An hour later I head in, more bent than usual. The place is packed. Evelyn’s at a table in front with Napo, Byron’s old cellmate Pablo, and ten other friends of hers and Byron’s. I pick up a couple more drinks at the bar, get up on the microphone, and do what I do. Each found note and letter I read to the crowd feels doubly piercing, and when it’s Peter’s turn to perform, he seems to sing with more emotion than ever. Throughout the show, I’m on the edge of tears.
Before we’re finished, I find myself making a half-drunken impromptu speech about the injustice of Byron’s fate and pleading with the crowd to check out his website and spread the word. I pull my hat off my head and get it going around the room, collecting money toward Byron’s legal expenses.
Afterwards, Evelyn gives me a hug, and tells me she loves me, and I tell her I love her, too. We say goodbye. Me and Peter pack everything up and square up with the club owner, and I head around the corner to another bar to hang out with two girls who work at the local public radio station while Peter crashes out in our makeshift bed in the back of the van.
At the bar, the girls ask me more about Byron, and I try to impress them by telling them about my visit with him earlier in the day—having a friend in prison serving a life sentence, I imagine, makes me appear more edgy and hard-core than I really am.
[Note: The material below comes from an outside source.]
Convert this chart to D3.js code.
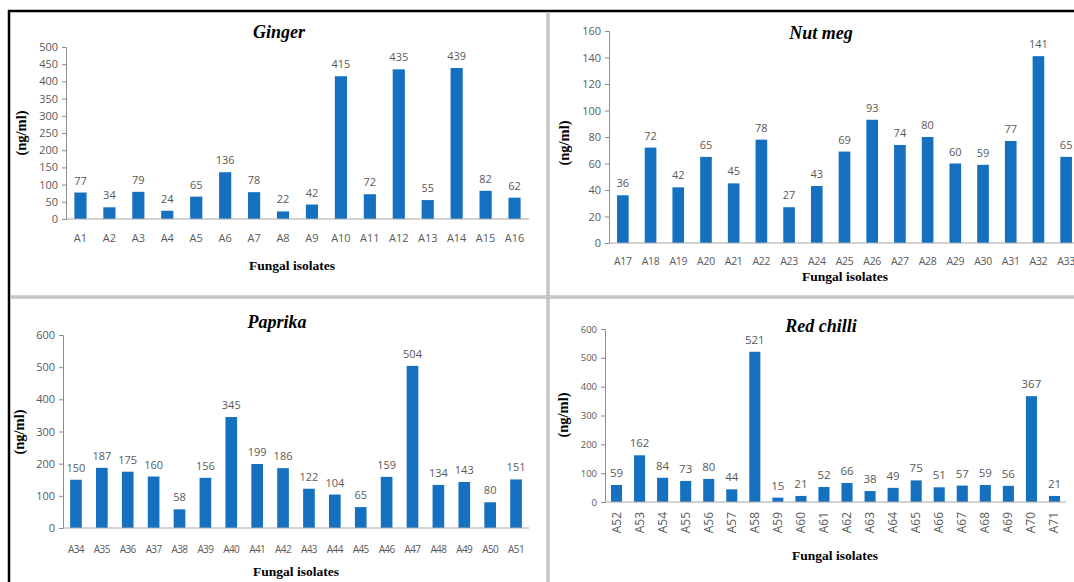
<script src="https://d3js.org/d3.v7.min.js"></script>
<style>
  body { margin: 0; background: #fff; }
</style>
<svg id="vis"></svg>
<script>
    // data
    const gingerIsolates = ["A1","A2","A3","A4","A5","A6","A7","A8","A9","A10","A11","A12","A13","A14","A15","A16"]
    const gingerValues = [77, 34, 79, 24, 65, 136, 78, 22, 42, 415, 72, 435, 55, 439, 82, 62]
    const gingerTicks = [0, 50, 100, 150, 200, 250, 300, 350, 400, 450, 500]

    const nutmegIsolates = ["A17","A18","A19","A20","A21","A22","A23","A24","A25","A26","A27","A28","A29","A30","A31","A32","A33"]
    const nutmegValues = [36, 72, 42, 65, 45, 78, 27, 43, 69, 93, 74, 80, 60, 59, 77, 141, 65]
    const nutmegTicks = [0, 20, 40, 60, 80, 100, 120, 140, 160]

    const paprikaIsolates = ["A34","A35","A36","A37","A38","A39","A40","A41","A42","A43","A44","A45","A46","A47","A48","A49","A50","A51"]
    const paprikaValues = [150, 187, 175, 160, 58, 156, 345, 199, 186, 122, 104, 65, 159, 504, 134, 143, 80, 151]
    const paprikaTicks = [0, 100, 200, 300, 400, 500, 600]

    const chilliIsolates = ["A52","A53","A54","A55","A56","A57","A58","A59","A60","A61","A62","A63","A64","A65","A66","A67","A68","A69","A70","A71"]
    const chilliValues = [59, 162, 84, 73, 80, 44, 521, 15, 21, 52, 66, 38, 49, 75, 51, 57, 59, 56, 367, 21]
    const chilliTicks = [0, 100, 200, 300, 400, 500, 600]

    const barColor = "#1570c0"
    const textGray = "#595959"
    const sans = "'Open Sans', 'Liberation Sans', sans-serif"
    const serif = "'Liberation Serif', 'DejaVu Serif', serif"

    let svg = d3.select('#vis')
        .attr("width", 1074)
        .attr("height", 582)

    // one small bar chart
    function drawPanel(p) {
        let g = svg.append('g')

        let x = d3.scaleBand()
            .domain(p.cats)
            .range([p.x0, p.x1])
            .paddingInner(p.pad)
            .paddingOuter(p.pad / 2)

        let y = d3.scaleLinear()
            .domain([0, d3.max(p.ticks)])
            .range([p.yBottom, p.yTop])

        // y axis
        let yAxis = g.append('g')
            .attr('transform', 'translate(' + p.x0 + ',0)')
            .call(d3.axisLeft(y).tickValues(p.ticks).tickSize(4).tickSizeOuter(4).tickPadding(4))
        yAxis.select('.domain').attr('stroke', '#8c8c8c')
        yAxis.selectAll('.tick line').attr('stroke', '#8c8c8c')
        yAxis.selectAll('.tick text')
            .attr('fill', textGray)
            .style('font-family', sans)
            .style('font-size', p.yFont + 'px')

        // bars
        g.selectAll('rect.bar')
            .data(p.vals)
            .enter().append('rect')
            .attr('class', 'bar')
            .attr('fill', barColor)
            .attr('x', (d, i) => x(p.cats[i]))
            .attr('width', x.bandwidth())
            .attr('y', d => y(d))
            .attr('height', d => y(0) - y(d))

        // x axis line
        g.append('line')
            .attr('x1', p.x0).attr('x2', p.x1)
            .attr('y1', y(0)).attr('y2', y(0))
            .attr('stroke', '#a6a6a6')

        // value labels
        g.selectAll('text.val')
            .data(p.vals)
            .enter().append('text')
            .attr('class', 'val')
            .attr('x', (d, i) => x(p.cats[i]) + x.bandwidth() / 2)
            .attr('y', d => y(d) - 8)
            .attr('text-anchor', 'middle')
            .attr('fill', textGray)
            .style('font-family', sans)
            .style('font-size', p.valFont + 'px')
            .text(d => d)

        // category labels
        let cl = g.selectAll('text.cat')
            .data(p.cats)
            .enter().append('text')
            .attr('class', 'cat')
            .attr('fill', textGray)
            .style('font-family', sans)
            .style('font-size', p.catFont + 'px')
            .style('letter-spacing', p.catSpacing + 'px')
            .text(d => d)
        if (p.rotate) {
            cl.attr('text-anchor', 'end')
                .attr('transform', d => 'translate(' + (x(d) + x.bandwidth() / 2 + 4) + ',' + p.catY + ') rotate(-90)')
        } else {
            cl.attr('text-anchor', 'middle')
                .attr('x', d => x(d) + x.bandwidth() / 2)
                .attr('y', p.catY)
        }

        // title
        g.append('text')
            .attr('x', p.titleX).attr('y', p.titleY)
            .attr('text-anchor', 'middle')
            .style('font-family', serif)
            .style('font-weight', 'bold')
            .style('font-style', 'italic')
            .style('font-size', '18px')
            .text(p.title)

        // axis titles
        g.append('text')
            .attr('x', p.xtX).attr('y', p.xtY)
            .attr('text-anchor', 'middle')
            .style('font-family', serif)
            .style('font-weight', 'bold')
            .style('font-size', '13.5px')
            .text('Fungal isolates')

        g.append('text')
            .attr('transform', 'translate(' + (p.ylX + 5) + ',' + p.ylY + ') rotate(-90)')
            .attr('text-anchor', 'middle')
            .style('font-family', serif)
            .style('font-weight', 'bold')
            .style('font-size', '14.5px')
            .text('(ng/ml)')
    }

    drawPanel({
        cats: gingerIsolates, vals: gingerValues, ticks: gingerTicks, title: 'Ginger',
        x0: 66, x1: 529, pad: 0.58, yTop: 47, yBottom: 219,
        yFont: 11, valFont: 11, catFont: 11, catSpacing: 0, catY: 242,
        titleX: 279, titleY: 38, xtX: 292, xtY: 270, ylX: 21, ylY: 133
    })

    drawPanel({
        cats: nutmegIsolates, vals: nutmegValues, ticks: nutmegTicks, title: 'Nut meg',
        x0: 609, x1: 1080, pad: 0.58, yTop: 31, yBottom: 243,
        yFont: 11, valFont: 11, catFont: 10.5, catSpacing: -0.3, catY: 265,
        titleX: 821, titleY: 39, xtX: 845, xtY: 281, ylX: 564, ylY: 143
    })

    drawPanel({
        cats: paprikaIsolates, vals: paprikaValues, ticks: paprikaTicks, title: 'Paprika',
        x0: 63, x1: 529, pad: 0.55, yTop: 335, yBottom: 528,
        yFont: 11, valFont: 11, catFont: 10, catSpacing: -0.6, catY: 553,
        titleX: 277, titleY: 328, xtX: 296, xtY: 576, ylX: 19, ylY: 432
    })

    drawPanel({
        cats: chilliIsolates, vals: chilliValues, ticks: chilliTicks, title: 'Red chilli',
        x0: 605, x1: 1066, pad: 0.52, yTop: 329, yBottom: 502,
        yFont: 9.5, valFont: 11.5, catFont: 12, catSpacing: 0, catY: 512, rotate: true,
        titleX: 821, titleY: 332, xtX: 835, xtY: 560, ylX: 563, ylY: 415
    })

    // frame lines
    svg.append('line').attr('x1', 8).attr('x2', 1074).attr('y1', 11).attr('y2', 11)
        .attr('stroke', 'black').attr('stroke-width', 2.5)
    svg.append('line').attr('x1', 9).attr('x2', 9).attr('y1', 10).attr('y2', 582)
        .attr('stroke', 'black').attr('stroke-width', 2.5)

    // panel separators (double gray)
    svg.append('line').attr('x1', 548).attr('x2', 548).attr('y1', 12).attr('y2', 582)
        .attr('stroke', '#a8a8a8').attr('stroke-width', 3)
    svg.append('line').attr('x1', 548).attr('x2', 548).attr('y1', 12).attr('y2', 582)
        .attr('stroke', '#e6e6e6').attr('stroke-width', 1)
    svg.append('line').attr('x1', 10).attr('x2', 1074).attr('y1', 297).attr('y2', 297)
        .attr('stroke', '#a8a8a8').attr('stroke-width', 3)
    svg.append('line').attr('x1', 10).attr('x2', 1074).attr('y1', 297).attr('y2', 297)
        .attr('stroke', '#e6e6e6').attr('stroke-width', 1)
</script>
For half an hour, I keep downing drinks, ranting on and on about Byron’s situation, explaining everything in explicit detail. The girls listen raptly, asking questions here and there, moved, it seems, by my devotion to him. Finally, one steps out to smoke a cigarette, and I quickly fuck everything up with the other. I try to kiss her, and she drops her chin and turns away, and I end up kissing her glasses instead. “I’ve got a boyfriend,” she says. “Sorry. You should’ve gone for Celeste. She’s single. Hold on, I’ll be right back.” She joins her friend out on the sidewalk in front of the bar, and when they come back in, they say they’ve got to go, they’ve got an early start at work the next morning.